Are the relocations branches or something else? It looks like unconditional jump range is +/-4MB for Thumb1 and +/-16MB for Thumb2, so I'm surprised we'd be exceeding that, considering the U-boot binary is on the order of 256KB on Tegra right now.
This is the relcation type:
arch/arm/lib/libarm.o: In function `__flush_dcache_all': /home/arm/u-boot/arch/arm/lib/cache.c:52: relocation truncated to fit: R_ARM_THM_JUMP11 against symbol `flush_cache' defined in .text section in arch/arm/cpu/armv7/libarmv7.o
The instruction is a "b.n" not a "b", which is what is causing the problem.
I think because of the weak alias the compiler used a short jump to the local function, but when it got linked it resolved to a function that was too far away for the short jump:
void flush_cache(unsigned long start, unsigned long size) __attribute__((weak, alias("__flush_cache")));
00000002 <__flush_dcache_all>: 2: 2000 movs r0, #0 4: f04f 31ff mov.w r1, #4294967295 ; 0xffffffff 8: e7fe b.n 0 <__flush_cache>
Ah, that explanation makes sense.
It looks like there's a "-fno-optimize-sibling-calls" option to gcc to avoid this problem.

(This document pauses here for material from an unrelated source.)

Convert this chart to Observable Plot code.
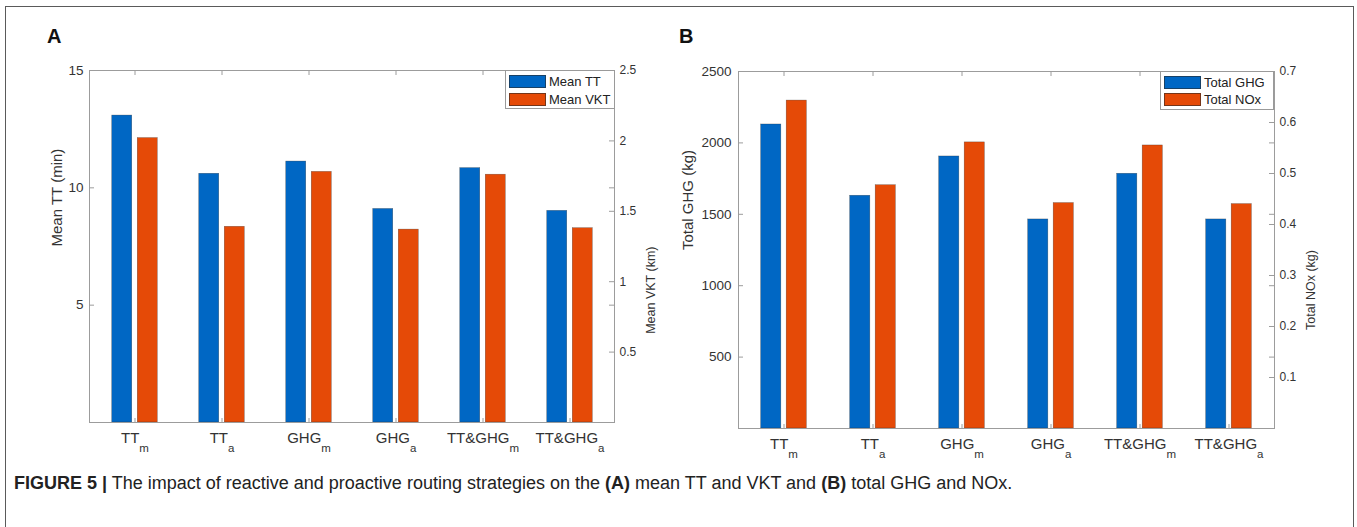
<!DOCTYPE html>
<html>
<head>
<meta charset="utf-8">
<script src="https://cdn.jsdelivr.net/npm/d3@7"></script>
<script src="https://cdn.jsdelivr.net/npm/@observablehq/plot@0.6"></script>
<style>
  body { margin: 0; background: #fff; font-family: "Liberation Sans", Arial, sans-serif; }
  #wrap { position: relative; width: 1357px; height: 527px; overflow: hidden; background: #fff; }
  #frame { position: absolute; left: 5px; top: 6px; width: 1349px; height: 560px; border: 1px solid #5a5a5a; box-sizing: border-box; }
  .panel { position: absolute; top: 0; }
  #pa { left: 0; }
  #pb { left: 660px; }
  .plabel { position: absolute; font-weight: bold; font-size: 20px; line-height: 1; color: #111; }
  .legend { position: absolute; border: 1px solid #9a9a9a; background: #fff; box-sizing: border-box; }
  .legend .row { position: absolute; left: 0; height: 14px; font-size: 13px; line-height: 14px; color: #222; white-space: nowrap; }
  .legend .sw { position: absolute; left: 3px; top: 0; width: 37px; height: 13px; box-sizing: border-box; border: 0.5px solid rgba(40,40,40,0.6); }
  .legend .tx { position: absolute; left: 43px; top: 0; }
  #caption { position: absolute; left: 14px; top: 473px; font-size: 18px; line-height: 20px; color: #222; white-space: nowrap; }
</style>
</head>
<body>
<div id="wrap">
  <div id="frame"></div>
  <div id="pa" class="panel"></div>
  <div id="pb" class="panel"></div>
  <div class="plabel" style="left:47px;top:26px;">A</div>
  <div class="plabel" style="left:679px;top:26px;">B</div>
  <div class="legend" id="lega" style="left:505px;top:70px;width:110px;height:39px;">
    <div class="row" style="top:4px;"><div class="sw" style="background:#0067c4"></div><span class="tx">Mean TT</span></div>
    <div class="row" style="top:22px;"><div class="sw" style="background:#e54a07"></div><span class="tx">Mean VKT</span></div>
  </div>
  <div class="legend" id="legb" style="left:1160px;top:71px;width:114px;height:39px;">
    <div class="row" style="top:4px;"><div class="sw" style="background:#0067c4"></div><span class="tx">Total GHG</span></div>
    <div class="row" style="top:21px;"><div class="sw" style="background:#e54a07"></div><span class="tx">Total NOx</span></div>
  </div>
  <div id="caption"><b>FIGURE 5 |</b> The impact of reactive and proactive routing strategies on the <b>(A)</b> mean TT and VKT and <b>(B)</b> total GHG and NOx.</div>
</div>
<script>
// ---- data ----
const categories = ["TT_m", "TT_a", "GHG_m", "GHG_a", "TT&GHG_m", "TT&GHG_a"];
const meanTT = [13.08, 10.6, 11.12, 9.1, 10.84, 9.02];        // min
const meanVKT = [2.02, 1.39, 1.78, 1.37, 1.76, 1.38];         // km
const totalGHG = [2129, 1630, 1905, 1464, 1784, 1464];        // kg
const totalNOx = [0.643, 0.477, 0.561, 0.442, 0.555, 0.440];  // kg

const ttTicks = [5, 10, 15];
const vktTicks = [0.5, 1, 1.5, 2, 2.5];
const ghgTicks = [500, 1000, 1500, 2000, 2500];
const noxTicks = [0.1, 0.2, 0.3, 0.4, 0.5, 0.6, 0.7];

const BLUE = "#0067c4";
const RED = "#e54a07";
const AXIS = "#9c9c9c";

function panel(cfg) {
  const W = 660, H = 470;
  const pw = W - cfg.ml - cfg.mr, ph = H - cfg.mt - cfg.mb;
  const bw = pw / categories.length;
  const half = bw / 2, barW = 20.5, gap = 2.5;
  const k = cfg.leftMax / cfg.rightMax;
  const rows = categories.map((c, i) => ({cat: c, left: cfg.left[i], right: cfg.right[i]}));
  const barStyle = {stroke: "#2a2a2a", strokeWidth: 0.5, strokeOpacity: 0.55};
  const fmt = d => String(+(d / k).toFixed(3));
  const svg = Plot.plot({
    width: W, height: H,
    marginLeft: cfg.ml, marginRight: cfg.mr, marginTop: cfg.mt, marginBottom: cfg.mb,
    style: {fontFamily: '"Liberation Sans", Arial, sans-serif', color: "#333", background: "transparent", overflow: "visible"},
    x: {domain: categories, padding: 0, axis: null},
    y: {domain: [0, cfg.leftMax], axis: null},
    marks: [
      Plot.barY(rows, {x: "cat", y: "left", fill: BLUE, insetLeft: half - barW - gap, insetRight: half + gap, ...barStyle}),
      Plot.barY(rows, {x: "cat", y: d => d.right * k, fill: RED, insetLeft: half + gap, insetRight: half - barW - gap, ...barStyle}),
      Plot.frame({stroke: AXIS, strokeWidth: 1}),
      // category ticks (top pointing down, bottom pointing up)
      Plot.tickX(categories, {x: d => d, stroke: AXIS, insetBottom: ph - 5}),
      Plot.tickX(categories, {x: d => d, stroke: AXIS, insetTop: ph - 4}),
      // left ticks inward
      Plot.tickY(cfg.leftTicks, {y: d => d, stroke: AXIS, insetRight: pw - 5}),
      // right ticks inward (right axis + mirrored left)
      Plot.tickY(cfg.rightTicks.map(v => v * k), {y: d => d, stroke: AXIS, insetLeft: pw - 5}),
      Plot.tickY(cfg.leftTicks, {y: d => d, stroke: AXIS, insetLeft: pw - 5}),
      Plot.axisY({anchor: "left", ticks: cfg.leftTicks, tickFormat: d => String(d), tickSize: 0, tickPadding: cfg.lpad, label: null, fontSize: 13.5}),
      Plot.axisY({anchor: "right", ticks: cfg.rightTicks.map(v => v * k), tickFormat: fmt, tickSize: 0, tickPadding: 5, label: null, fontSize: 12}),
      Plot.axisX({anchor: "bottom", tickSize: 0, tickPadding: 10, label: null, fontSize: 15, tickFormat: d => d}),
      Plot.text([cfg.leftLabel], {frameAnchor: "left", rotate: -90, dx: cfg.ldx, text: d => d, fontSize: 15, fill: "#333"}),
      Plot.text([cfg.rightLabel], {frameAnchor: "right", rotate: -90, dx: 36, text: d => d, fontSize: 12.5, fill: "#333"})
    ]
  });
  // subscripts on category labels
  svg.querySelectorAll('g[aria-label="x-axis tick label"] text').forEach(t => {
    const [main, sub] = t.textContent.split("_");
    t.textContent = "";
    const a = document.createElementNS("http://www.w3.org/2000/svg", "tspan");
    a.textContent = main;
    t.appendChild(a);
    const b = document.createElementNS("http://www.w3.org/2000/svg", "tspan");
    b.textContent = sub;
    b.setAttribute("dy", "9");
    b.setAttribute("font-size", "11.5");
    t.appendChild(b);
  });
  document.getElementById(cfg.el).appendChild(svg);
}

panel({
  el: "pa", left: meanTT, right: meanVKT, leftMax: 15, rightMax: 2.5,
  leftTicks: ttTicks, rightTicks: vktTicks,
  leftLabel: "Mean TT (min)", rightLabel: "Mean VKT (km)",
  ml: 89, mr: 46, mt: 70, mb: 48, lpad: 6, ldx: -32
});
panel({
  el: "pb", left: totalGHG, right: totalNOx, leftMax: 2500, rightMax: 0.7,
  leftTicks: ghgTicks, rightTicks: noxTicks,
  leftLabel: "Total GHG (kg)", rightLabel: "Total NOx (kg)",
  ml: 78, mr: 46, mt: 71, mb: 42, lpad: 7, ldx: -50
});
</script>
</body>
</html>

Seems a shame to disable all short jumps for this one case though.
It seems like a bug that the b-vs-b.n optimization is applied to a weak symbol, since the compiler can't possibly know the range of the jump.
Also, I've seen ld for some architectures rewrite the equivalent of b.n to plain b when needing to expand the branch target range; IIRC a process known as "relaxing"? Perhaps gcc is expecting ld to do that, but ld isn't?